On Sat, May 5, 2018, 10:40 AM Eric Fahlgren <ericfahlg...@gmail.com <mailto:ericfahlg...@gmail.com>> wrote:

    On Sat, May 5, 2018 at 10:30 AM, Toshio Kuratomi <a.bad...@gmail.com
    <mailto:a.bad...@gmail.com>>wrote:

        On Fri, May 4, 2018, 7:00 PM Nathaniel Smith <n...@pobox.com
        <mailto:n...@pobox.com>> wrote:

            What are the obstacles to including "preloaded" objects in
            regular .pyc files, so that everyone can take advantage of
            this without rebuilding the interpreter?


        Would this make .pyc files arch specific?


    Or have parallel "pyh" (Python "heap") files, that are architecture
    specific... (But that would cost more stat calls.)


I ask because arch specific byte code files are a big change in consumers expectations.  It's not necessarily a bad change but it should be communicated to downstreams so they can decide how to adjust to it.

Linux distros which ship byte code files will need to build them for each arch, for instance.  People who ship just the byte code as an obfuscation of the source code will need to decide whether to ship packages for each arch they care about or change how they distribute.

It is an advertised feature that CPython *can* produce cross-platform version-specific .pyc files. I believe this should continue, at least for a few releases.

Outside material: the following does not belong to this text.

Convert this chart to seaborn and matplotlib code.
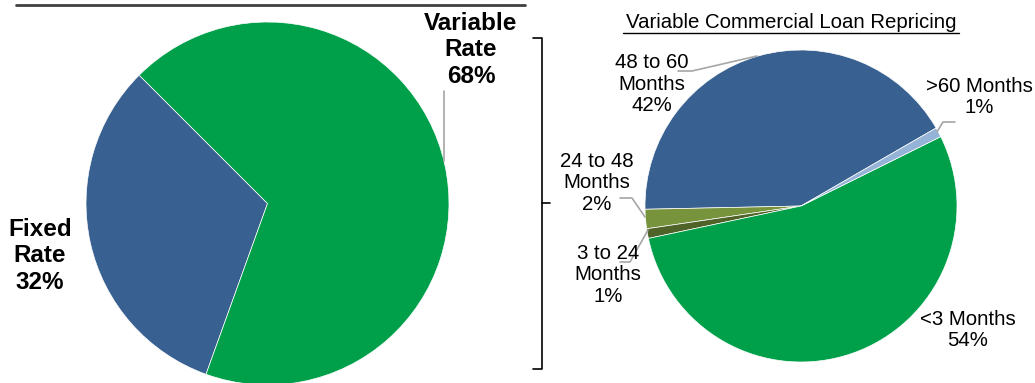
import matplotlib
matplotlib.use("Agg")
import matplotlib.pyplot as plt
import seaborn as sns

# ---- data ----
rate_labels = ["Fixed\nRate\n32%", "Variable\nRate\n68%"]
rate_values = [32, 68]
rate_colors = ["#386090", "#00A04A"]

reprice_labels = ["48 to 60\nMonths\n42%", "24 to 48\nMonths\n2%",
                  "3 to 24\nMonths\n1%", "<3 Months\n54%", ">60 Months\n1%"]
reprice_values = [42, 2, 1, 54, 1]
reprice_colors = ["#386090", "#77933C", "#4F6228", "#00A04A", "#95B3D7"]
reprice_title = "Variable Commercial Loan Repricing"

sns.set_theme(style="white")
plt.rcParams["font.family"] = ["Liberation Sans", "DejaVu Sans"]

W, H = 1035, 383
fig = plt.figure(figsize=(W / 100, H / 100), dpi=100)


def px_axes(cx, cy, r):
    return fig.add_axes([(cx - r) / W, (H - cy - r) / H, 2 * r / W, 2 * r / H])


wp = dict(edgecolor="white", linewidth=0.5)

# left pie
ax1 = px_axes(267.5, 203.5, 181.5)
ax1.pie(rate_values, colors=rate_colors, startangle=135, counterclock=True,
        radius=1, wedgeprops=wp)
ax1.set_xlim(-1, 1); ax1.set_ylim(-1, 1); ax1.set_aspect("auto"); ax1.axis("off")

# right pie
ax2 = px_axes(801, 206, 156)
ax2.pie(reprice_values, colors=reprice_colors, startangle=30, counterclock=True,
        radius=1, wedgeprops=wp)
ax2.set_xlim(-1, 1); ax2.set_ylim(-1, 1); ax2.set_aspect("auto"); ax2.axis("off")

# overlay in pixel coords for labels / decorations
ov = fig.add_axes([0, 0, 1, 1], facecolor="none")
ov.set_xlim(0, W); ov.set_ylim(H, 0); ov.axis("off")

bold = dict(fontsize=17.5, fontweight="bold", ha="center", va="center",
            linespacing=1.22, color="black")
ov.text(40, 256, rate_labels[0], **bold)
ov.text(471, 50, rate_labels[1], **bold)

gray = "#A6A6A6"
ov.plot([444, 444], [161, 91], color=gray, lw=1.2)
ov.plot([16, 525], [5, 5], color="#404040", lw=2)

# bracket
ov.plot([533, 542, 542, 533], [38, 38, 369, 369], color="black", lw=1.2)
ov.plot([542, 550], [203, 203], color="black", lw=1.2)

reg = dict(fontsize=14.7, ha="center", va="center", linespacing=1.18, color="black")
ov.text(791, 22, reprice_title, **reg)
ov.plot([623, 959], [33, 33], color="black", lw=1)

ov.text(652, 84, reprice_labels[0], **reg)
ov.text(597, 183, reprice_labels[1], **reg)
ov.text(608, 275, reprice_labels[2], **reg)
ov.text(968, 330, reprice_labels[3], **reg)
ov.text(979, 97, reprice_labels[4], **reg)

ov.plot([678, 692, 757], [71, 71, 56], color=gray, lw=1.2)
ov.plot([955, 943, 937], [122, 122, 132], color=gray, lw=1.2)
ov.plot([620, 632, 645], [198, 198, 217], color=gray, lw=1.2)
ov.plot([620, 630, 648], [262, 262, 230], color=gray, lw=1.2)

fig.savefig("out.png", dpi=100)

They are currently named modname.cpython-xy.pyc, with optional '.opt-1', '.opt-2', and '.opt-4' tags inserted before in __pycache__. These name formats should continue to mean what they do now.

I believe *can* should not mean *always*. Architecture-specific files will need an additional architecture tag anyway, such as win32 and win64, anyway. Or would bitness and endianess be sufficient across platforms? If we make architecture-specific the default, we could add startup and compile and compile_all options for the cross-platform format. Or maybe add a recompile function that imports cross-platform .pycs and outputs local-architecture .pycs.